2.3 Data Preprocessing

Standardize the data to have zero mean and unit variance for stable training.

In [4]:

# Standardize data
X_mean = X.mean(axis=0)
X_std = X.std(axis=0)
X_normalized = (X - X_mean) / (X_std + 1e-8)

# Split into train and test
n_train = int(0.8 * len(X_normalized))
indices = np.random.permutation(len(X_normalized))
train_idx, test_idx = indices[:n_train], indices[n_train:]

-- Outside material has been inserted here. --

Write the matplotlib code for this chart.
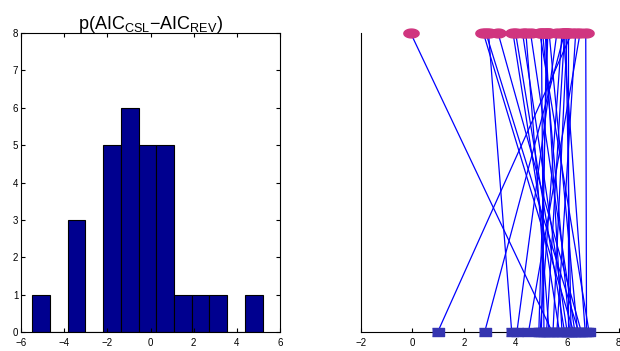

X_train = X_normalized[train_idx]
X_test = X_normalized[test_idx]
labels_train = labels[train_idx]
labels_test = labels[test_idx]
t_true_test = t_true[test_idx]

print(f"Training samples: {X_train.shape[0]}")
print(f"Test samples: {X_test.shape[0]}")

Out[4]:

Training samples: 1200
Test samples: 300

2.4 Train the Autoencoder

In [5]:

# Initialize and train autoencoder
ae = Autoencoder(input_dim=10, encoding_dim=2, hidden_dim=32)
losses = ae.fit(X_train, epochs=200, batch_size=64, lr=0.005, verbose=True)

Out[5]:

Epoch 20/200, Loss: 0.030677
Epoch 40/200, Loss: 0.021216
Epoch 60/200, Loss: 0.017985
Epoch 80/200, Loss: 0.016453
Epoch 100/200, Loss: 0.015964
Epoch 120/200, Loss: 0.015334
Epoch 140/200, Loss: 0.015302
Epoch 160/200, Loss: 0.014922
Epoch 180/200, Loss: 0.014836
Epoch 200/200, Loss: 0.014502

2.5 Evaluate Reconstruction Quality

In [6]:

# Compute test reconstruction error
X_test_reconstructed = ae.forward(X_test)
test_mse = np.mean((X_test - X_test_reconstructed) ** 2)
print(f"Test MSE: {test_mse:.6f}")

# Compute variance explained
total_variance = np.var(X_test)
residual_variance = np.var(X_test - X_test_reconstructed)
variance_explained = 1 - (residual_variance / total_variance)
print(f"Variance explained: {variance_explained:.2%}")

Out[6]:

Test MSE: 0.015341
Variance explained: 98.46%

3. Visualization and Analysis

In [7]:

# Get encodings for test data
encodings = ae.encode(X_test)

# Create comprehensive visualization
fig, axes = plt.subplots(2, 2, figsize=(12, 10))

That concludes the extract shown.